> **Records provided**
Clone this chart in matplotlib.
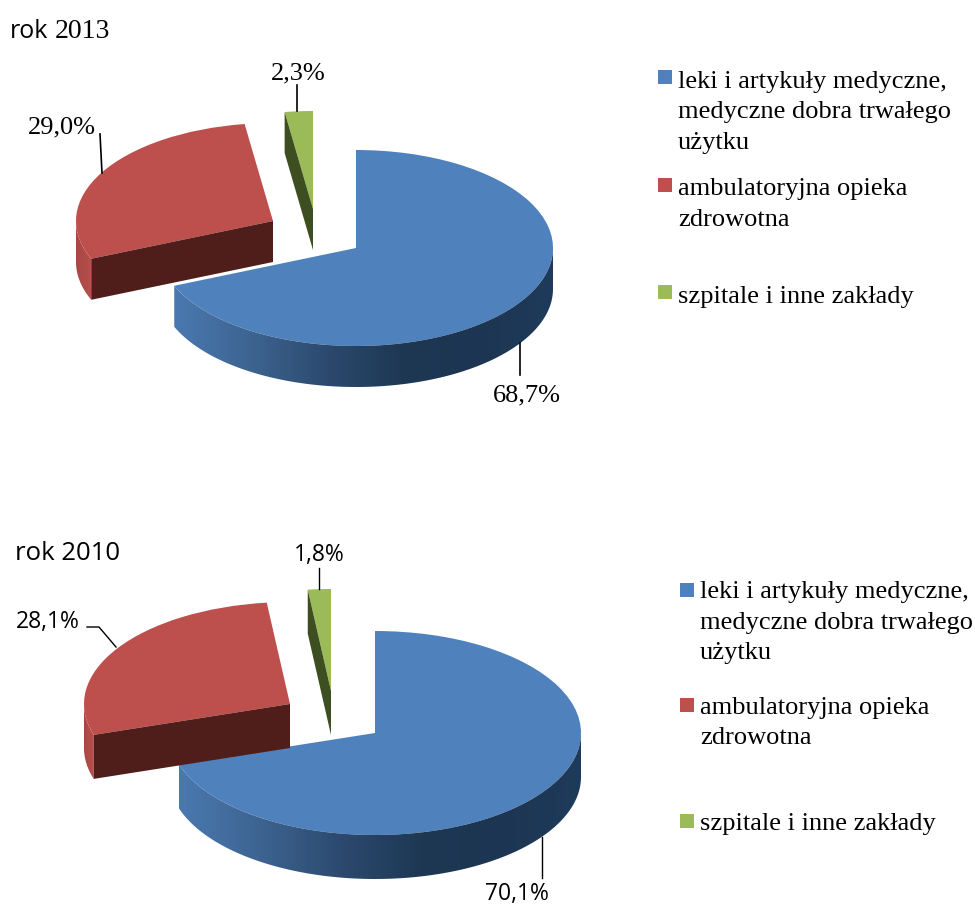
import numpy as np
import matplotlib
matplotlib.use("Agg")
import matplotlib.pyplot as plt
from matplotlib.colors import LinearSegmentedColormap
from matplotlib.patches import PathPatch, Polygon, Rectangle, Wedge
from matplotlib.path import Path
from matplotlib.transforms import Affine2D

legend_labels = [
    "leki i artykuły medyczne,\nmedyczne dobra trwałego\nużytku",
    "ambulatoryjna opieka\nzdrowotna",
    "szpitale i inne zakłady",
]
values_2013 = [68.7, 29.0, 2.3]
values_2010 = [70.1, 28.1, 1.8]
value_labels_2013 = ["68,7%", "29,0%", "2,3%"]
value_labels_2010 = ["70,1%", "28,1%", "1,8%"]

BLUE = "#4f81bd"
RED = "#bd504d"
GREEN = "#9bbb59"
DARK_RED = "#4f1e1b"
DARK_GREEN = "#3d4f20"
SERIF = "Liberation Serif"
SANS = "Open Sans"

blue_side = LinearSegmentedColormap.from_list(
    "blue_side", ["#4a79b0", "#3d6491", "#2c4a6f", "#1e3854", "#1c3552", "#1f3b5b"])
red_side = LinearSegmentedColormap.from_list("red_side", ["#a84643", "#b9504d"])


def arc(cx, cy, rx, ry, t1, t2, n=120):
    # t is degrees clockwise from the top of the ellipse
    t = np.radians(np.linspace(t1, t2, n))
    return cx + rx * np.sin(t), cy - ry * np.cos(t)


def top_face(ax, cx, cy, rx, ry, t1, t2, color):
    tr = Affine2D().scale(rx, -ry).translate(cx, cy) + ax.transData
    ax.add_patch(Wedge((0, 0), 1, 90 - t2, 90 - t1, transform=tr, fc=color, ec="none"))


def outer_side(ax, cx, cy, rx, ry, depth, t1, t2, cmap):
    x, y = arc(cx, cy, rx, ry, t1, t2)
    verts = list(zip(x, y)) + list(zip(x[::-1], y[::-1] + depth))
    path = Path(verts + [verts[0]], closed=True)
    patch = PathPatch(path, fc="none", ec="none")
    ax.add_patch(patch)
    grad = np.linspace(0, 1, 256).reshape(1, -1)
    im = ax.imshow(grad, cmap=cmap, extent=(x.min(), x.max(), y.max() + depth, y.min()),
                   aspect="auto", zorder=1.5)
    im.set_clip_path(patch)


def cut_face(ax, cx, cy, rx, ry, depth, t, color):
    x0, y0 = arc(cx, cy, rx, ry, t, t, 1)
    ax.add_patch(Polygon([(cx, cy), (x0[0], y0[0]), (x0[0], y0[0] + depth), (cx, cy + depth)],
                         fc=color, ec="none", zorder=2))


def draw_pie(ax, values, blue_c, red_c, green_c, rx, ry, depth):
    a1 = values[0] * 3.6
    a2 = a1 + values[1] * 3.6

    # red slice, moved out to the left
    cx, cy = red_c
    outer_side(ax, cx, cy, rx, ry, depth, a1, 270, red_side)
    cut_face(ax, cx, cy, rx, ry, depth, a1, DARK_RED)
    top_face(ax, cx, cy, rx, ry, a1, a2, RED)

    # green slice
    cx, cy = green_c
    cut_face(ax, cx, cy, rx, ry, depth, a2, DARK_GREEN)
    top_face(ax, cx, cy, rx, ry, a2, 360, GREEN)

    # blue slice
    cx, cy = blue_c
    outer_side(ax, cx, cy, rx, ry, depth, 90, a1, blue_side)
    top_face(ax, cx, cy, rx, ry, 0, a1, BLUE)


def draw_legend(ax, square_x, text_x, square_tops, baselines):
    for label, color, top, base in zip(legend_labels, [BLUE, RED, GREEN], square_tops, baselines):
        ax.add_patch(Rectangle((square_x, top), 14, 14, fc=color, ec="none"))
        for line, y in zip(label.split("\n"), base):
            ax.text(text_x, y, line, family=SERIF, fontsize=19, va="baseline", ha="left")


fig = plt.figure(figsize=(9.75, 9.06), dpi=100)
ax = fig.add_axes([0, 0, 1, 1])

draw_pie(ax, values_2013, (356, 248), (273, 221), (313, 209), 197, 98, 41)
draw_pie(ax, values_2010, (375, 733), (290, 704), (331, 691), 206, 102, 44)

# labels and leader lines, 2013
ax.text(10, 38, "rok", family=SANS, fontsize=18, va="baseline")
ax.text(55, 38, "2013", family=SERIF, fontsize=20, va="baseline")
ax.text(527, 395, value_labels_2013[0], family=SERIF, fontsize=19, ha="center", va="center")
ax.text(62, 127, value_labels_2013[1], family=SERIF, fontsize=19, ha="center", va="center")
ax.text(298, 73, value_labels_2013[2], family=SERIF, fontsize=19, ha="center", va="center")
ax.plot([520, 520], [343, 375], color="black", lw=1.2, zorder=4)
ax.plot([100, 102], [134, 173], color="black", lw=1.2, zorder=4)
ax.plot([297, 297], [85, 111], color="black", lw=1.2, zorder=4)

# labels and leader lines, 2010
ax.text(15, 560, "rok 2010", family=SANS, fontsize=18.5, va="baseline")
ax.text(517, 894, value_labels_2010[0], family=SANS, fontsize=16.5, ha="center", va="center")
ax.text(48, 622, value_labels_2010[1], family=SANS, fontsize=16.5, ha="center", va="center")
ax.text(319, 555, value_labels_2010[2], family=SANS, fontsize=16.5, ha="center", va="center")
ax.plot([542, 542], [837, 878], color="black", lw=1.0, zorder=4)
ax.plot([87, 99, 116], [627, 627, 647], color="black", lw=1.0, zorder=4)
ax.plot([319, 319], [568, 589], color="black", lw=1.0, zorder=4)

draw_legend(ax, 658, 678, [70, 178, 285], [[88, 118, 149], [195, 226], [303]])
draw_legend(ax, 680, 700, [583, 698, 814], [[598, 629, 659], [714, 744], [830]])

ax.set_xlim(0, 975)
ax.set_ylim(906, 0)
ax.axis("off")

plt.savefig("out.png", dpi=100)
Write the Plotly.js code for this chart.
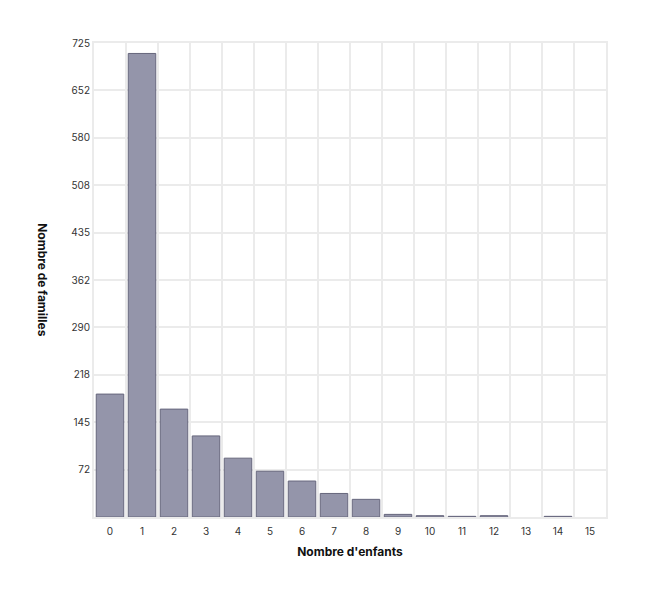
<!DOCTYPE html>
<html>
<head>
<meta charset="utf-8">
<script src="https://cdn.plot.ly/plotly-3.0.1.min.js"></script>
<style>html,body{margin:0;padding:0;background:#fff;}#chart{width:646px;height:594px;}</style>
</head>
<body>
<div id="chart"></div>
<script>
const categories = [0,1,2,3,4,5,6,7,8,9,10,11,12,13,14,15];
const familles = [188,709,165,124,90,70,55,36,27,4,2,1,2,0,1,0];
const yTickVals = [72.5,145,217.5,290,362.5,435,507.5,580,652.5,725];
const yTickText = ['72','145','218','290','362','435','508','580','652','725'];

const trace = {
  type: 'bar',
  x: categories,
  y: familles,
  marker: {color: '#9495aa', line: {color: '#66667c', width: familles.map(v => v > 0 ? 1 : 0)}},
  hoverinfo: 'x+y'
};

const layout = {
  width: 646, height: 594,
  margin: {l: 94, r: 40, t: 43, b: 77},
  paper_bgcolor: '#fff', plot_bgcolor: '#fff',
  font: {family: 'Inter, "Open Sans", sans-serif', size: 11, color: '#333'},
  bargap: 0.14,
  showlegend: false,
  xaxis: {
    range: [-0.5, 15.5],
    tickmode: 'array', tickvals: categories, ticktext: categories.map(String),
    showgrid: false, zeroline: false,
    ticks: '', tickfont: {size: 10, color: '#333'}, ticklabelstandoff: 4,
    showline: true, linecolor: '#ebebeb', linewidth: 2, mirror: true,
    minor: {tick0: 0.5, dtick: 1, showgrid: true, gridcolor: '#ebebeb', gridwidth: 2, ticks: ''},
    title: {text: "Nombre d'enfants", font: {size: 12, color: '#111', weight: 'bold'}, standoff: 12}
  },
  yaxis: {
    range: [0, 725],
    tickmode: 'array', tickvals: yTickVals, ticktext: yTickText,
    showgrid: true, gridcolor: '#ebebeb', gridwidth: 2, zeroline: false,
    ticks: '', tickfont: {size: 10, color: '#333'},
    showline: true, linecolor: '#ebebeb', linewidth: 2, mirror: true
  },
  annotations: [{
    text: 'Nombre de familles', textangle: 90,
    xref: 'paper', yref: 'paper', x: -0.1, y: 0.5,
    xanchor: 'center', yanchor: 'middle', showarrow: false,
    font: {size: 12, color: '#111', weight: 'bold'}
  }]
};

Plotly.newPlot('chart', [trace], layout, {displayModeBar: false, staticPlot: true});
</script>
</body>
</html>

> **Task instructions**
Each line that holds the word "this" is to be copied.

> **Exercise output**
Clone this chart in matplotlib.
Write the Plotly.js code for this chart.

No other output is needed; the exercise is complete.